**Given exercise:**
What number of lines in the material contain the word "this"? Give that number alone.

— START Raw records —

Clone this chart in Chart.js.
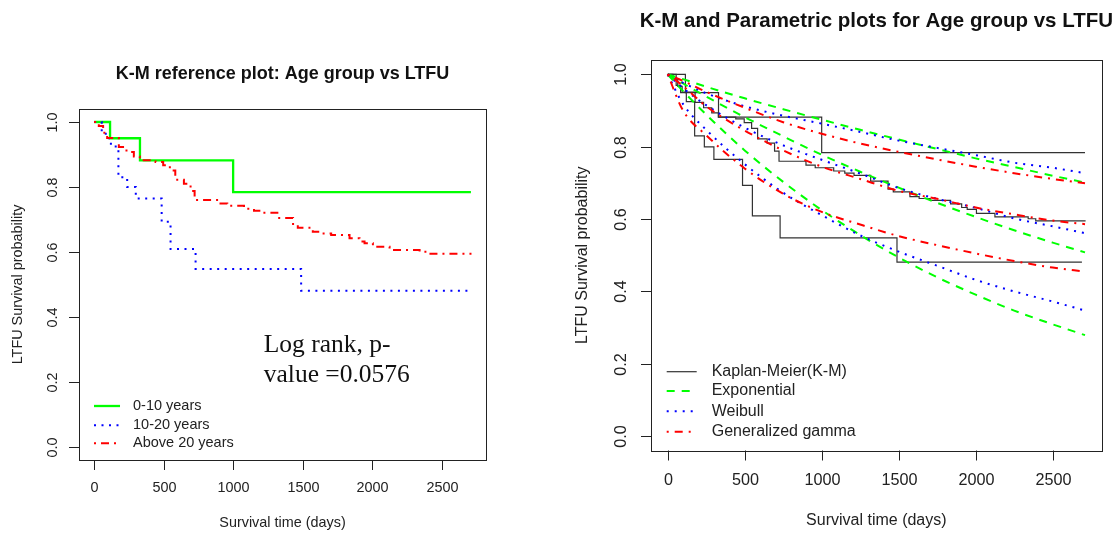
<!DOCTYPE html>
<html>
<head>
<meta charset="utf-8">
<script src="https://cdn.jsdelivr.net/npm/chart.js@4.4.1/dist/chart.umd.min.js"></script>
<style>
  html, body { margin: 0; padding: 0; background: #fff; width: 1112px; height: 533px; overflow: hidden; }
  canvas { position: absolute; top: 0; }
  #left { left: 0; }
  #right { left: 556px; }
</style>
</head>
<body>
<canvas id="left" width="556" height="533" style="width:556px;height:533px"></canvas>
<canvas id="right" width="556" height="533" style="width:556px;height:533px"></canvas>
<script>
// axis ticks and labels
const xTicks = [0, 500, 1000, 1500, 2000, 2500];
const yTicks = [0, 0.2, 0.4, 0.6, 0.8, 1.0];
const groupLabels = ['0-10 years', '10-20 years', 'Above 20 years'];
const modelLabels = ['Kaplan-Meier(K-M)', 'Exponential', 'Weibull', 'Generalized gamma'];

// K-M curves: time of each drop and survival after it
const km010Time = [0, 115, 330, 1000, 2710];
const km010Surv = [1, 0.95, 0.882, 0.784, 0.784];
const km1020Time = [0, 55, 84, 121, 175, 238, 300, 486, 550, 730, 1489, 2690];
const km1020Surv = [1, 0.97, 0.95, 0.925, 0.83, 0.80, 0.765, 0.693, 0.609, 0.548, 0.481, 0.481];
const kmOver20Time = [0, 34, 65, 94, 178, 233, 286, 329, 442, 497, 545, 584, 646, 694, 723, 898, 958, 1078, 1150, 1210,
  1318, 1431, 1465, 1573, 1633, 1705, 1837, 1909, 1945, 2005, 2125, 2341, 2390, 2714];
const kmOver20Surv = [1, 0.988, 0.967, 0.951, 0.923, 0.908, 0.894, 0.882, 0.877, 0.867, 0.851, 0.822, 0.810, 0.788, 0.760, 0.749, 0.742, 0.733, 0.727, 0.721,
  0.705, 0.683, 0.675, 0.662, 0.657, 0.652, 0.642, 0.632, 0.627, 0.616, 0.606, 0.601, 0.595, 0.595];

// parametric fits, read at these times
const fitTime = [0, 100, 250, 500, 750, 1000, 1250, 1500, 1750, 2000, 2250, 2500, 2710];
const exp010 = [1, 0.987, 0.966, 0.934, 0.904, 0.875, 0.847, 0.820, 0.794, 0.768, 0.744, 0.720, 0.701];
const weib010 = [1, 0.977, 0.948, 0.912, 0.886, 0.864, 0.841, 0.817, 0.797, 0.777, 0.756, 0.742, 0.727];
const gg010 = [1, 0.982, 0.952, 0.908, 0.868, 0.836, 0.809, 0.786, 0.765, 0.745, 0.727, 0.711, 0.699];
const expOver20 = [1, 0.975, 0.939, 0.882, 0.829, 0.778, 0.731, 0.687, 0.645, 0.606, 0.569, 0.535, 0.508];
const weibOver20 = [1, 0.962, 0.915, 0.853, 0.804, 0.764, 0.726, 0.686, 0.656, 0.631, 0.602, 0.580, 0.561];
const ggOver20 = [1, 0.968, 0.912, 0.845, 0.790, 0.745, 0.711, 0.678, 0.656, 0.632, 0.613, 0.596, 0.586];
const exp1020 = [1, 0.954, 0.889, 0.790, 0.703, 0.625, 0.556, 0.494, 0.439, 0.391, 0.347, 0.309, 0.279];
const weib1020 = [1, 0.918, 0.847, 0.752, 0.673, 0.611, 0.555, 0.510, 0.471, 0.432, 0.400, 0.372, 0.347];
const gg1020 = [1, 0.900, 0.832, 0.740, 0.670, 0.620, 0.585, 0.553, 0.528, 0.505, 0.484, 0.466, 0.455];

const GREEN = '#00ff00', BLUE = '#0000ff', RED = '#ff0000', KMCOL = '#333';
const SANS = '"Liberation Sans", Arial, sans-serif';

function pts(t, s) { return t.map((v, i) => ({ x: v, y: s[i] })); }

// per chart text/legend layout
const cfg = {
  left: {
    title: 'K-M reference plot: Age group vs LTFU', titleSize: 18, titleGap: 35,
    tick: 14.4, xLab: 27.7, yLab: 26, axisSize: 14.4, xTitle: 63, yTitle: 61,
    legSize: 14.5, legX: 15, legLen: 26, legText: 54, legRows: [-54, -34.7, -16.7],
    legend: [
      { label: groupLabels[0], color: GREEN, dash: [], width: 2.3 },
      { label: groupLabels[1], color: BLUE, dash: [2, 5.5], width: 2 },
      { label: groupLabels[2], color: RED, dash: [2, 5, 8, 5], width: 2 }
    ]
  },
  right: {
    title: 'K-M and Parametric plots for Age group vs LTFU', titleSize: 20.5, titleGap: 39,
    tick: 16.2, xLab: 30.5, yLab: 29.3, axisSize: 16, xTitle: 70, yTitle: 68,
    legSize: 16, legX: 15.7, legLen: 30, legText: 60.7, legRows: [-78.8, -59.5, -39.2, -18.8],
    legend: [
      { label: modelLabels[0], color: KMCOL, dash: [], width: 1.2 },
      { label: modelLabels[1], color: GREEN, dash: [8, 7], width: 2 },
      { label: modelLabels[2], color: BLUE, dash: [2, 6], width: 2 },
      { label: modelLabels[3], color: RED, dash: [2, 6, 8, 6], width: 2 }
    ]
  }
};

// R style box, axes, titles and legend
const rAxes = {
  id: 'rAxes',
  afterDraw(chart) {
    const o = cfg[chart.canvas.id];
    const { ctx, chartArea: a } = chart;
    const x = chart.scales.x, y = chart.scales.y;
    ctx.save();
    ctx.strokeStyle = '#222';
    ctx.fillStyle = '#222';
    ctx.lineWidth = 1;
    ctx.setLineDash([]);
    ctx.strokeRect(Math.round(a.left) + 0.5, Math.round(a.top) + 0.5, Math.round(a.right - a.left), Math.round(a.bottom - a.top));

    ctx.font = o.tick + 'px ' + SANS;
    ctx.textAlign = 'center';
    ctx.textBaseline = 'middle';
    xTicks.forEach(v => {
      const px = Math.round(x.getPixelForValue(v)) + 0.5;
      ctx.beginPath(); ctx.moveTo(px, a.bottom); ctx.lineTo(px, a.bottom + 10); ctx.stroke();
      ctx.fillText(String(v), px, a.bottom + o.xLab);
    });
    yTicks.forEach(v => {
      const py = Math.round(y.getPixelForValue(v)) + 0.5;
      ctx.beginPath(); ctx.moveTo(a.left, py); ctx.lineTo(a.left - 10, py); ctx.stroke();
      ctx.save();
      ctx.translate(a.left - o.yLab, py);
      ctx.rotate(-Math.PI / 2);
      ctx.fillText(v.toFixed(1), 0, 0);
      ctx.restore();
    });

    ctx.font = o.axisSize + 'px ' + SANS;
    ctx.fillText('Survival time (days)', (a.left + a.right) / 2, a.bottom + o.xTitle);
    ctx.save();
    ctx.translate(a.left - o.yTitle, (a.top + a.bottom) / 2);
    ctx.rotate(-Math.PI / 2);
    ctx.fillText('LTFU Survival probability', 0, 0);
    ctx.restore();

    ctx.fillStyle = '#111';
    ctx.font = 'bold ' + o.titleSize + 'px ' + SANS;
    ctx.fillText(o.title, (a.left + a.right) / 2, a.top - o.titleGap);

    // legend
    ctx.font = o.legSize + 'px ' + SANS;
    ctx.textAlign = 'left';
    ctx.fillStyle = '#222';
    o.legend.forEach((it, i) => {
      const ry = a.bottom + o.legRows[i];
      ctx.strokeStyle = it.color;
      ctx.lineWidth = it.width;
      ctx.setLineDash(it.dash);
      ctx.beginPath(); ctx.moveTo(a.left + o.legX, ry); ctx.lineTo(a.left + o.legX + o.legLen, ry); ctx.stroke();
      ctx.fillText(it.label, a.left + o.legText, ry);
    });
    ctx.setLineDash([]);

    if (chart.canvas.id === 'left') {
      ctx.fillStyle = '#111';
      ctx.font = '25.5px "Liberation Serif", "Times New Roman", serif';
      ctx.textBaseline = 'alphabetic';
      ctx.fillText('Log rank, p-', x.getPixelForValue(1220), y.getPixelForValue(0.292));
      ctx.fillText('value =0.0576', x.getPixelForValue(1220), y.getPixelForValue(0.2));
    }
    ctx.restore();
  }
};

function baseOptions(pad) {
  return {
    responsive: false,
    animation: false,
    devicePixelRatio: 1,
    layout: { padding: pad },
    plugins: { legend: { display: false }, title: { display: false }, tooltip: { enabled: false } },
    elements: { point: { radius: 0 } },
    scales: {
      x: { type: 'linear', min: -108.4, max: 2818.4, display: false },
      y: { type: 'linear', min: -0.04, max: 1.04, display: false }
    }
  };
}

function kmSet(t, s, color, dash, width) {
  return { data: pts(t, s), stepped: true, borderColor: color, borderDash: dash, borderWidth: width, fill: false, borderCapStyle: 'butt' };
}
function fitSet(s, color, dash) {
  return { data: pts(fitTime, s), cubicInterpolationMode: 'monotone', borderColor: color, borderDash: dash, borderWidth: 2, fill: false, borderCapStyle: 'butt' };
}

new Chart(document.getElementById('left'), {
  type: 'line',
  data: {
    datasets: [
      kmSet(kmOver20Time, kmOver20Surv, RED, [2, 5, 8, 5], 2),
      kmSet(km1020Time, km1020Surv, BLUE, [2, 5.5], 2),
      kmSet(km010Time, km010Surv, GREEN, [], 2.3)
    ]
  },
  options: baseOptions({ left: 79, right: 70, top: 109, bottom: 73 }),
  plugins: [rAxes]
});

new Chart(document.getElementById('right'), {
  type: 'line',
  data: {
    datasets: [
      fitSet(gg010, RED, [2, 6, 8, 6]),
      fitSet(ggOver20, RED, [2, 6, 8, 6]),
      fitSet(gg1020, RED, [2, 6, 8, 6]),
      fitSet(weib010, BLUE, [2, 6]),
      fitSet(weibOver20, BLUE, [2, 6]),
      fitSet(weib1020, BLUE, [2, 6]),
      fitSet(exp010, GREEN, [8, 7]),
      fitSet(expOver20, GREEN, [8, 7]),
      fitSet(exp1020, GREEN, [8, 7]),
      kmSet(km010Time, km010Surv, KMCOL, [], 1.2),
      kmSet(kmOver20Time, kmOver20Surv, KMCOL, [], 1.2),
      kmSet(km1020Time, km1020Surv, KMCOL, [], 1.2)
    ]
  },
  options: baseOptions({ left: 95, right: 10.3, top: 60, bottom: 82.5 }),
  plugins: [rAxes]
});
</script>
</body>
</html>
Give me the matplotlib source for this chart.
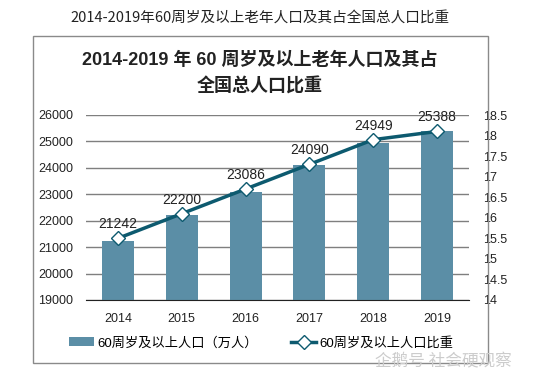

— END Raw records —

**Output:**
2